# Recursive algorithm to compute a sum of product like function

I am working on a recursive formula associated with discrete mathematics which seems very difficult to compute. The formula is as follows

$F_{i,j}(m)=\sum_{t=j}^{m}\left [ x_{ij}.\sum_{k=1}^{m}\sum_{l=j-1}^{m} F_{k,l}(m-ij) \right ]$

It's given that $F_{i,j}(m)=0$ for $m<0$.

Here $x_{ij}$ is defined as a random number with the property that $0<x_{ij}<j$.

How do I write a recursive algorithm to compute $F_{i,j}(m)$?

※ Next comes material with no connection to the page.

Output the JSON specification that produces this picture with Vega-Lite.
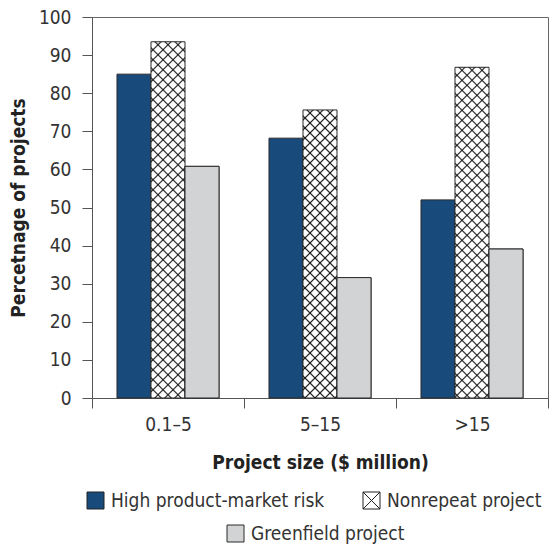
{
  "$schema": "https://vega.github.io/schema/vega-lite/v6.json",
  "width": 456,
  "height": 381,
  "autosize": {"type": "none"},
  "padding": {"left": 92, "top": 17, "right": 1, "bottom": 150},
  "background": "white",
  "params": [
    {"name": "hs", "expr": "[{offset:0.017,color:'rgba(0,0,0,0)'},{offset:0.02,color:'#222'},{offset:0.023,color:'rgba(0,0,0,0)'},{offset:0.037,color:'rgba(0,0,0,0)'},{offset:0.04,color:'#222'},{offset:0.043,color:'rgba(0,0,0,0)'},{offset:0.057,color:'rgba(0,0,0,0)'},{offset:0.06,color:'#222'},{offset:0.063,color:'rgba(0,0,0,0)'},{offset:0.077,color:'rgba(0,0,0,0)'},{offset:0.08,color:'#222'},{offset:0.083,color:'rgba(0,0,0,0)'},{offset:0.097,color:'rgba(0,0,0,0)'},{offset:0.1,color:'#222'},{offset:0.103,color:'rgba(0,0,0,0)'},{offset:0.117,color:'rgba(0,0,0,0)'},{offset:0.12,color:'#222'},{offset:0.123,color:'rgba(0,0,0,0)'},{offset:0.137,color:'rgba(0,0,0,0)'},{offset:0.14,color:'#222'},{offset:0.143,color:'rgba(0,0,0,0)'},{offset:0.157,color:'rgba(0,0,0,0)'},{offset:0.16,color:'#222'},{offset:0.163,color:'rgba(0,0,0,0)'},{offset:0.177,color:'rgba(0,0,0,0)'},{offset:0.18,color:'#222'},{offset:0.183,color:'rgba(0,0,0,0)'},{offset:0.197,color:'rgba(0,0,0,0)'},{offset:0.2,color:'#222'},{offset:0.203,color:'rgba(0,0,0,0)'},{offset:0.217,color:'rgba(0,0,0,0)'},{offset:0.22,color:'#222'},{offset:0.223,color:'rgba(0,0,0,0)'},{offset:0.237,color:'rgba(0,0,0,0)'},{offset:0.24,color:'#222'},{offset:0.243,color:'rgba(0,0,0,0)'},{offset:0.257,color:'rgba(0,0,0,0)'},{offset:0.26,color:'#222'},{offset:0.263,color:'rgba(0,0,0,0)'},{offset:0.277,color:'rgba(0,0,0,0)'},{offset:0.28,color:'#222'},{offset:0.283,color:'rgba(0,0,0,0)'},{offset:0.297,color:'rgba(0,0,0,0)'},{offset:0.3,color:'#222'},{offset:0.303,color:'rgba(0,0,0,0)'},{offset:0.317,color:'rgba(0,0,0,0)'},{offset:0.32,color:'#222'},{offset:0.323,color:'rgba(0,0,0,0)'},{offset:0.337,color:'rgba(0,0,0,0)'},{offset:0.34,color:'#222'},{offset:0.343,color:'rgba(0,0,0,0)'},{offset:0.357,color:'rgba(0,0,0,0)'},{offset:0.36,color:'#222'},{offset:0.363,color:'rgba(0,0,0,0)'},{offset:0.377,color:'rgba(0,0,0,0)'},{offset:0.38,color:'#222'},{offset:0.383,color:'rgba(0,0,0,0)'},{offset:0.397,color:'rgba(0,0,0,0)'},{offset:0.4,color:'#222'},{offset:0.403,color:'rgba(0,0,0,0)'},{offset:0.417,color:'rgba(0,0,0,0)'},{offset:0.42,color:'#222'},{offset:0.423,color:'rgba(0,0,0,0)'},{offset:0.437,color:'rgba(0,0,0,0)'},{offset:0.44,color:'#222'},{offset:0.443,color:'rgba(0,0,0,0)'},{offset:0.457,color:'rgba(0,0,0,0)'},{offset:0.46,color:'#222'},{offset:0.463,color:'rgba(0,0,0,0)'},{offset:0.477,color:'rgba(0,0,0,0)'},{offset:0.48,color:'#222'},{offset:0.483,color:'rgba(0,0,0,0)'},{offset:0.497,color:'rgba(0,0,0,0)'},{offset:0.5,color:'#222'},{offset:0.503,color:'rgba(0,0,0,0)'},{offset:0.517,color:'rgba(0,0,0,0)'},{offset:0.52,color:'#222'},{offset:0.523,color:'rgba(0,0,0,0)'},{offset:0.537,color:'rgba(0,0,0,0)'},{offset:0.54,color:'#222'},{offset:0.543,color:'rgba(0,0,0,0)'},{offset:0.557,color:'rgba(0,0,0,0)'},{offset:0.56,color:'#222'},{offset:0.563,color:'rgba(0,0,0,0)'},{offset:0.577,color:'rgba(0,0,0,0)'},{offset:0.58,color:'#222'},{offset:0.583,color:'rgba(0,0,0,0)'},{offset:0.597,color:'rgba(0,0,0,0)'},{offset:0.6,color:'#222'},{offset:0.603,color:'rgba(0,0,0,0)'},{offset:0.617,color:'rgba(0,0,0,0)'},{offset:0.62,color:'#222'},{offset:0.623,color:'rgba(0,0,0,0)'},{offset:0.637,color:'rgba(0,0,0,0)'},{offset:0.64,color:'#222'},{offset:0.643,color:'rgba(0,0,0,0)'},{offset:0.657,color:'rgba(0,0,0,0)'},{offset:0.66,color:'#222'},{offset:0.663,color:'rgba(0,0,0,0)'},{offset:0.677,color:'rgba(0,0,0,0)'},{offset:0.68,color:'#222'},{offset:0.683,color:'rgba(0,0,0,0)'},{offset:0.697,color:'rgba(0,0,0,0)'},{offset:0.7,color:'#222'},{offset:0.703,color:'rgba(0,0,0,0)'},{offset:0.717,color:'rgba(0,0,0,0)'},{offset:0.72,color:'#222'},{offset:0.723,color:'rgba(0,0,0,0)'},{offset:0.737,color:'rgba(0,0,0,0)'},{offset:0.74,color:'#222'},{offset:0.743,color:'rgba(0,0,0,0)'},{offset:0.757,color:'rgba(0,0,0,0)'},{offset:0.76,color:'#222'},{offset:0.763,color:'rgba(0,0,0,0)'},{offset:0.777,color:'rgba(0,0,0,0)'},{offset:0.78,color:'#222'},{offset:0.783,color:'rgba(0,0,0,0)'},{offset:0.797,color:'rgba(0,0,0,0)'},{offset:0.8,color:'#222'},{offset:0.803,color:'rgba(0,0,0,0)'}]"}
  ],
  "data": {
    "values": [
      {"size": "0.1–5", "series": "High product-market risk", "pct": 85},
      {"size": "0.1–5", "series": "Nonrepeat project", "pct": 93.5},
      {"size": "0.1–5", "series": "Greenfield project", "pct": 60.8},
      {"size": "5–15", "series": "High product-market risk", "pct": 68.2},
      {"size": "5–15", "series": "Nonrepeat project", "pct": 75.6},
      {"size": "5–15", "series": "Greenfield project", "pct": 31.6},
      {"size": ">15", "series": "High product-market risk", "pct": 52},
      {"size": ">15", "series": "Nonrepeat project", "pct": 86.8},
      {"size": ">15", "series": "Greenfield project", "pct": 39.1}
    ]
  },
  "config": {
    "font": "DejaVu Sans Condensed, sans-serif",
    "view": {"stroke": "#666", "strokeWidth": 1},
    "axis": {
      "labelFont": "DejaVu Sans Condensed, sans-serif",
      "titleFont": "DejaVu Sans Condensed, sans-serif",
      "labelFontSize": 19,
      "labelColor": "#333",
      "titleFontSize": 19,
      "titleFontWeight": "bold",
      "titleColor": "#222",
      "domainColor": "#555",
      "tickColor": "#555",
      "tickSize": 10,
      "grid": false
    },
    "legend": {
      "labelFont": "DejaVu Sans Condensed, sans-serif",
      "labelFontSize": 19,
      "labelColor": "#333",
      "labelLimit": 0,
      "symbolType": "square",
      "symbolSize": 289,
      "symbolStrokeWidth": 1,
      "symbolStrokeColor": "#222",
      "labelOffset": 6
    }
  },
  "encoding": {
    "x": {
      "field": "size", "type": "nominal",
      "sort": ["0.1–5", "5–15", ">15"],
      "scale": {"paddingInner": 0, "paddingOuter": 0},
      "axis": {"title": "Project size ($ million)", "labelAngle": 0, "tickBand": "extent", "labelPadding": 7, "titlePadding": 19}
    },
    "xOffset": {
      "field": "series", "type": "nominal",
      "sort": ["High product-market risk", "Nonrepeat project", "Greenfield project"],
      "scale": {"domain": ["High product-market risk", "Nonrepeat project", "Greenfield project"], "paddingInner": 0, "paddingOuter": 0.735}
    },
    "y": {
      "field": "pct", "type": "quantitative",
      "scale": {"domain": [0, 100]},
      "axis": {"title": "Percetnage of projects", "values": [0, 10, 20, 30, 40, 50, 60, 70, 80, 90, 100], "labelPadding": 11, "titleX": -64, "titleY": 190.5}
    }
  },
  "layer": [
    {
      "mark": {"type": "bar", "stroke": "#2a2a2a", "strokeWidth": 1},
      "encoding": {
        "color": {
          "field": "series", "type": "nominal",
          "scale": {"domain": ["High product-market risk", "Nonrepeat project", "Greenfield project"], "range": ["#194a7c", "#ffffff", "#d1d3d4"]},
          "legend": {
            "title": null,
            "values": ["High product-market risk", "Nonrepeat project"],
            "orient": "none",
            "legendX": -6,
            "legendY": 474,
            "direction": "horizontal",
            "columnPadding": 36,
            "encode": {
              "symbols": {
                "update": {
                  "shape": {"signal": "datum.value === 'Nonrepeat project' ? 'M-1,-1H1V1H-1ZM-1,-1L1,1M1,-1L-1,1' : 'square'"},
                  "stroke": {"value": "#222"},
                  "strokeWidth": {"value": 1}
                }
              }
            }
          }
        }
      }
    },
    {
      "transform": [{"filter": "datum.series === 'Nonrepeat project'"}],
      "mark": {"type": "bar", "strokeWidth": 0, "fill": {"expr": "{gradient:'linear',x1:0,y1:0,x2:500*bandwidth('xOffset')/(pow(bandwidth('xOffset'),2)+pow(scale('y',0)-scale('y',datum.pct),2)),y2:500*(scale('y',0)-scale('y',datum.pct))/(pow(bandwidth('xOffset'),2)+pow(scale('y',0)-scale('y',datum.pct),2)),stops:hs}"}}
    },
    {
      "transform": [{"filter": "datum.series === 'Nonrepeat project'"}],
      "mark": {"type": "bar", "strokeWidth": 0, "fill": {"expr": "{gradient:'linear',x1:1,y1:0,x2:1-500*bandwidth('xOffset')/(pow(bandwidth('xOffset'),2)+pow(scale('y',0)-scale('y',datum.pct),2)),y2:500*(scale('y',0)-scale('y',datum.pct))/(pow(bandwidth('xOffset'),2)+pow(scale('y',0)-scale('y',datum.pct),2)),stops:hs}"}}
    },
    {
      "transform": [{"filter": "datum.series === 'Greenfield project'"}],
      "mark": {"type": "bar", "fill": "#d1d3d4", "strokeWidth": 1},
      "encoding": {
        "stroke": {
          "field": "series", "type": "nominal",
          "scale": {"domain": ["Greenfield project"], "range": ["#2a2a2a"]},
          "legend": {
            "title": null,
            "orient": "none",
            "legendX": 134,
            "legendY": 507,
            "encode": {
              "symbols": {
                "update": {
                  "fill": {"value": "#d1d3d4"},
                  "stroke": {"value": "#222"},
                  "strokeWidth": {"value": 1}
                }
              }
            }
          }
        }
      }
    }
  ]
}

• Ironic, given your username, but could you be more precise? The $x_{ij}$ have what distribution? Are they resampled every time the sum is evaluated or are they fixed? Is the naive implementation too slow? Did you try dynamic programming? – David Richerby Mar 27 '15 at 20:48
• $x_{ij}$ is uniformly distributed random number and it is re-sampled every time the sum is evaluated. I am trying to build a recursive algorithm for it so that for a given i,j and m, the function fun(i,j,m) can compute $F_{i,j}(m)$. – precision Mar 27 '15 at 21:01
• What is provided as inputs? Are the $x_{ij}$'s provided as part of the input, along with $i,j,m$? – D.W. Mar 27 '15 at 21:19
• Inputs are $i,j ,m$. Every time I have to compute $x_{ij}$ for each k,l and m. – precision Mar 27 '15 at 21:27
• OK. So $F_{i,j}(m)$ is not a number; it is a random variable. So it's not clear what you want. Do you want to sample a single value from $F_{i,j}(m)$? Do you want to compute the distribution of $F_{i,j}(m)$? If the latter, we'll need to know what the base cases are (so we can evaluate how large $F_{i,j}(m)$ might get, as a function of $i,j,m$ and the $x$'s). – D.W. Mar 28 '15 at 4:28

Assuming we are given the $x_{ij}$'s and $i,j,m$, your formula already is a recursive algorithm to compute $F_{i,j}(m)$. If you use dynamic programming (memoization) to avoid re-computing $F_{i',j'}(m')$ more than once for any given tuple $(i',j',m')$, the running time will be $O(m^3)$, since you only evaluate $F_{i',j'}(m')$ for tuples $(i',j',m')$ where $0 \le i',j',m' \le m$.
If the $x_{ij}$'s are not given, your question is not well-defined. If that's what you meant, it's possible you might be asking for us to compute the distribution of $F_{i,j}(m)$, but if so, the question needs to be edited accordingly.
Either way, I suspect that there must be some additional base cases you have not provided. As it currently stands, the solution $F_{i,j}(m)=0$ for all $i,j,m$ satisfies your equation. I suggest you edit your question to specify the missing base cases.